Matthew Carter’s summer hideaway is not in the Hamptons, the Catskills or on the Jersey Shore. It does not require a car ride or a small fortune to keep up.
Mr. Carter, 32, an adjunct professor of music at the City College of New York, simply holes up at the Inwood Library in northern Manhattan with his research books. It is quiet, air-conditioned and open every day.
“I’m a total leech of public libraries,” he said. “It’s my summer hangout. It’s where I spend the majority of my time, and where I’m most productive.”
It is also a place where he has a lot of company.
Far from becoming irrelevant in the digital age, libraries in New York City and around the nation are thriving: adding weekend and evening hours; hiring more librarians and staff; and expanding their catalog of classes and services to include things like job counseling, coding classes and knitting groups.
No longer just repositories for books, public libraries have reinvented themselves as one-stop community centers that aim to offer something for everyone. In so doing, they are reaffirming their role as an essential part of civic life in America by making themselves indispensable to new generations of patrons.
Story time at libraries in Manhattan and the Bronx is now so popular that ticket lines must be formed, while coding classes have waiting lists in the thousands. A library in Prospect Heights, Brooklyn, runs a fully equipped recording studio that can be reserved at no cost; many libraries in the borough lend laptops and portable wireless devices to those without internet access at home.
In Queens, which has a large South Asian population, a library in Jamaica offers sewing classes in Bengali for Bangladeshi women, some of whom now earn a living as seamstresses. Libraries in Flushing and South Jamaica teach social media skills to small-business owners. Nationally, public libraries are redefining their mission at a time when access to technology, and the ability to use it, is said to deepen class stratification, leaving many poor and disadvantaged communities behind. Sari Feldman, president of the American Library Association, said library workers had shown people how to file online for welfare benefits and taught classes in science, technology, engineering and math to children who could not afford to go to summer camps.

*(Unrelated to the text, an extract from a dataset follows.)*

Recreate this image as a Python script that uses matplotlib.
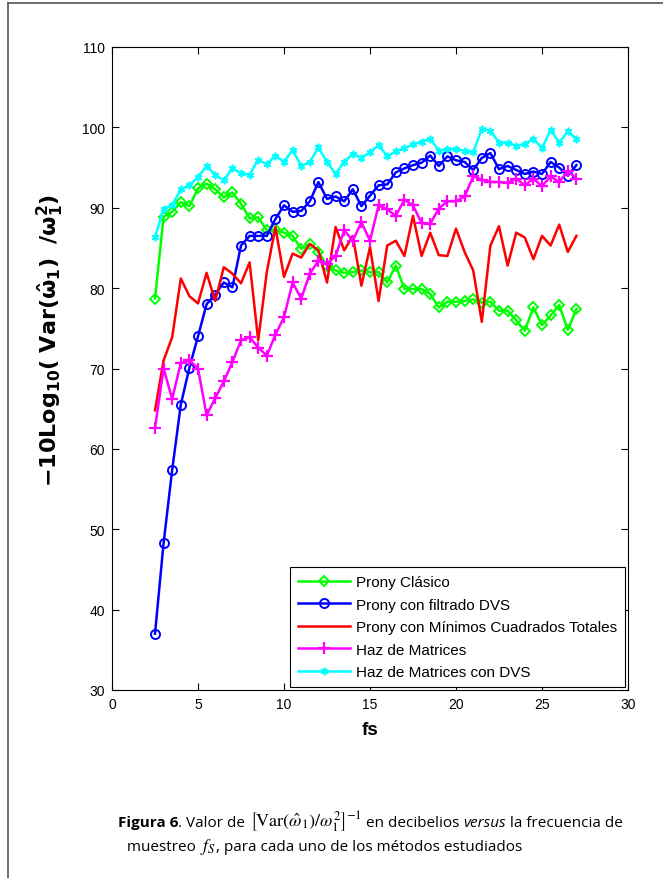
import numpy as np
import matplotlib
matplotlib.use("Agg")
import matplotlib.pyplot as plt
from matplotlib.lines import Line2D

fs = [2.5 + 0.5 * i for i in range(50)]

prony_clasico = [78.7, 88.9, 89.5, 90.7, 90.2, 92.4, 93.0, 92.3, 91.3, 91.9,
                 90.5, 88.7, 88.8, 87.2, 87.3, 86.9, 86.5, 84.9, 85.5, 84.5,
                 82.8, 82.2, 81.9, 82.0, 82.2, 82.0, 82.0, 80.7, 82.8, 79.9,
                 79.9, 79.9, 79.3, 77.6, 78.3, 78.3, 78.4, 78.6, 78.2, 78.3,
                 77.2, 77.2, 76.0, 74.7, 77.6, 75.4, 76.6, 77.9, 74.8, 77.4]

prony_dvs = [37.0, 48.3, 57.4, 65.5, 70.1, 74.0, 78.0, 79.2, 80.7, 80.1,
             85.3, 86.5, 86.5, 86.5, 88.6, 90.3, 89.5, 89.6, 90.8, 93.2,
             91.1, 91.4, 90.8, 92.3, 90.2, 91.5, 92.8, 92.9, 94.4, 94.9,
             95.3, 95.6, 96.5, 95.2, 96.4, 95.9, 95.7, 94.7, 96.2, 96.8,
             94.8, 95.2, 94.7, 94.2, 94.5, 94.2, 95.7, 95.0, 94.0, 95.3]

prony_mct = [64.8, 71.0, 73.9, 81.2, 79.0, 78.1, 81.9, 78.4, 82.6, 81.8,
             80.6, 83.2, 73.5, 82.0, 87.6, 81.4, 84.3, 83.8, 85.5, 84.7,
             80.7, 87.6, 84.7, 86.5, 80.3, 85.1, 78.4, 85.3, 85.9, 84.0,
             89.0, 84.0, 86.9, 84.1, 84.0, 87.4, 84.5, 82.2, 75.8, 85.3,
             87.7, 82.8, 86.9, 86.3, 83.6, 86.5, 85.3, 87.9, 84.5, 86.5]

haz_matrices = [62.6, 70.0, 66.2, 70.7, 71.0, 70.0, 64.2, 66.3, 68.4, 70.8,
                73.5, 73.9, 72.6, 71.6, 74.2, 76.4, 80.7, 78.7, 81.8, 83.4,
                83.0, 84.0, 87.2, 85.9, 88.2, 85.9, 90.3, 89.8, 89.0, 91.0,
                90.3, 88.1, 88.0, 89.9, 90.8, 90.8, 91.4, 93.9, 93.5, 93.2,
                93.2, 93.1, 93.6, 92.8, 93.6, 92.7, 93.9, 93.2, 94.6, 93.6]

haz_dvs = [86.3, 89.9, 90.3, 92.3, 92.8, 93.8, 95.2, 94.1, 93.4, 94.9,
           94.3, 94.1, 96.0, 95.4, 96.5, 95.7, 97.2, 95.2, 95.7, 97.5,
           95.7, 94.2, 95.7, 96.7, 96.2, 96.9, 97.8, 96.4, 97.0, 97.4,
           97.9, 98.2, 98.6, 97.1, 97.3, 97.3, 97.1, 96.9, 99.8, 99.6,
           98.1, 98.1, 97.7, 97.9, 98.6, 97.4, 99.7, 98.1, 99.5, 98.6]

labels = ["Prony Clásico", "Prony con filtrado DVS",
          "Prony con Mínimos Cuadrados Totales", "Haz de Matrices",
          "Haz de Matrices con DVS"]

xticks = [0, 5, 10, 15, 20, 25, 30]
yticks = [30, 40, 50, 60, 70, 80, 90, 100, 110]

W, H = 663, 879
fig = plt.figure(figsize=(W / 100, H / 100), dpi=100)
ax = fig.add_axes([112 / W, 1 - 691 / H, (628 - 112) / W, (691 - 48) / H])

lw = 1.8
ax.plot(fs, prony_clasico, color="#00ff00", lw=lw, marker="D", ms=5.5,
        mfc="none", mew=1.4, label=labels[0])
ax.plot(fs, prony_dvs, color="#0000ff", lw=lw, marker="o", ms=6.5,
        mfc="none", mew=1.4, label=labels[1])
ax.plot(fs, prony_mct, color="#ff0000", lw=lw, label=labels[2])
ax.plot(fs, haz_matrices, color="#ff00ff", lw=lw, marker="+", ms=9,
        mew=1.6, label=labels[3])
ax.plot(fs, haz_dvs, color="#00ffff", lw=lw, marker=(6, 2, 0), ms=5.5,
        mew=1.2, label=labels[4])

ax.set_xlim(0, 30)
ax.set_ylim(30, 110)
ax.set_xticks(xticks)
ax.set_yticks(yticks)
ax.tick_params(direction="in", length=5, width=0.8, top=True, right=True,
               labelsize=10, pad=5)
for lab in ax.get_xticklabels() + ax.get_yticklabels():
    lab.set_family("Liberation Sans")
for s in ax.spines.values():
    s.set_linewidth(0.8)

ax.set_xlabel("fs", fontsize=13.5, fontweight="bold", family="Liberation Sans",
              labelpad=7)
ax.set_ylabel(r"$\mathbf{-10Log_{10}(\ Var(\hat{\omega}_1)\ \ /\omega_1^2)}$",
              fontsize=16)
ax.yaxis.set_label_coords(-0.09, 0.545)

leg = ax.legend(loc="lower right", handlelength=3.4,
                borderaxespad=0.2, frameon=True, fancybox=False,
                edgecolor="black", framealpha=1, borderpad=0.5,
                labelspacing=0.56, handletextpad=0.4,
                prop={"family": "Liberation Sans", "size": 11}, numpoints=1)
leg.get_frame().set_linewidth(0.8)

# page border
fig.add_artist(Line2D([8 / W, 8 / W], [0, 1 - 4 / H], color="#555555", lw=1.2,
                      transform=fig.transFigure))
fig.add_artist(Line2D([8 / W, 1], [1 - 4 / H, 1 - 4 / H], color="#555555",
                      lw=1.2, transform=fig.transFigure))

# caption
fig.canvas.draw()
renderer = fig.canvas.get_renderer()
cap_font = "Open Sans"
pieces = [
    ("Figura 6", dict(fontweight="bold", family=cap_font, fontsize=11)),
    (". Valor de ", dict(family=cap_font, fontsize=11)),
    (r"$\left[\mathrm{Var}(\hat{\omega}_{1})/\omega_1^2\right]^{-1}$",
     dict(math_fontfamily="stix", family=cap_font, fontsize=13)),
    (" en decibelios ", dict(family=cap_font, fontsize=11)),
    ("versus", dict(style="italic", family=cap_font, fontsize=11)),
    (" la frecuencia de", dict(family=cap_font, fontsize=11)),
]
x = 118
y1 = H - 827
for s, kw in pieces:
    t = fig.text(x / W, y1 / H, s, ha="left", va="baseline",
                 transform=fig.transFigure, **kw)
    bb = t.get_window_extent(renderer)
    x = bb.x1

pieces2 = [
    ("muestreo ", dict(family=cap_font, fontsize=11)),
    (r"$f_S$", dict(math_fontfamily="stix", family=cap_font, fontsize=13)),
    (", para cada uno de los métodos estudiados",
     dict(family=cap_font, fontsize=11)),
]
x = 127
y2 = H - 851
for s, kw in pieces2:
    t = fig.text(x / W, y2 / H, s, ha="left", va="baseline",
                 transform=fig.transFigure, **kw)
    bb = t.get_window_extent(renderer)
    x = bb.x1

fig.savefig("out.png", dpi=100)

“All libraries are having a renaissance,” Ms. Feldman said. “We’re seeing that libraries have really stepped up to take on roles that are needed in a community.”
New York City’s 217 public libraries have rebounded in the past two years amid an infusion of city dollars, after years of budget and service cuts. An outpouring of support from library lovers has served as a reminder that the institutions are a crucial part of many lives.
A recent contest to recognize neighborhood libraries underscored their vitality: 18,766 online and paper nominations were submitted in one month, up from about 4,300 when the yearly competition was started in 2013. Nearly every library was nominated at least once. Some received hundreds of nods.
One young man wrote that he was homeless when he started going to the Arverne branch of the Queens Library, where the staff not only helped him study to become a security guard but also hired him to work as a mentor to teenagers. Today, that man, Richard Johnson, has two jobs and his own apartment.
“Ever since becoming a member of the Queens Library, I have been bettering my life,” he wrote in his statement.
The city’s three library systems — the New York Public Library, the Brooklyn Public Library and the Queens Library — have intensified their efforts to mobilize the public. An exhibit at the New York Public Library’s landmark building on Fifth Avenue last year highlighted Andrew Carnegie’s 1901 gift of $5.2 million to build a network of city libraries, in a pointed reminder that the city had promised, in return, to pay for their operation and upkeep.
In the past two years, more than 250,000 people, including the author Judy Blume and the musician Patti Smith, have signed on to a letter campaign in support of the libraries. Library workers have held story time on the steps of City Hall, and showed up at budget hearings in bright orange T-shirts emblazoned with the words: “Keep Investing in Libraries, Keep Investing in New Yorkers.”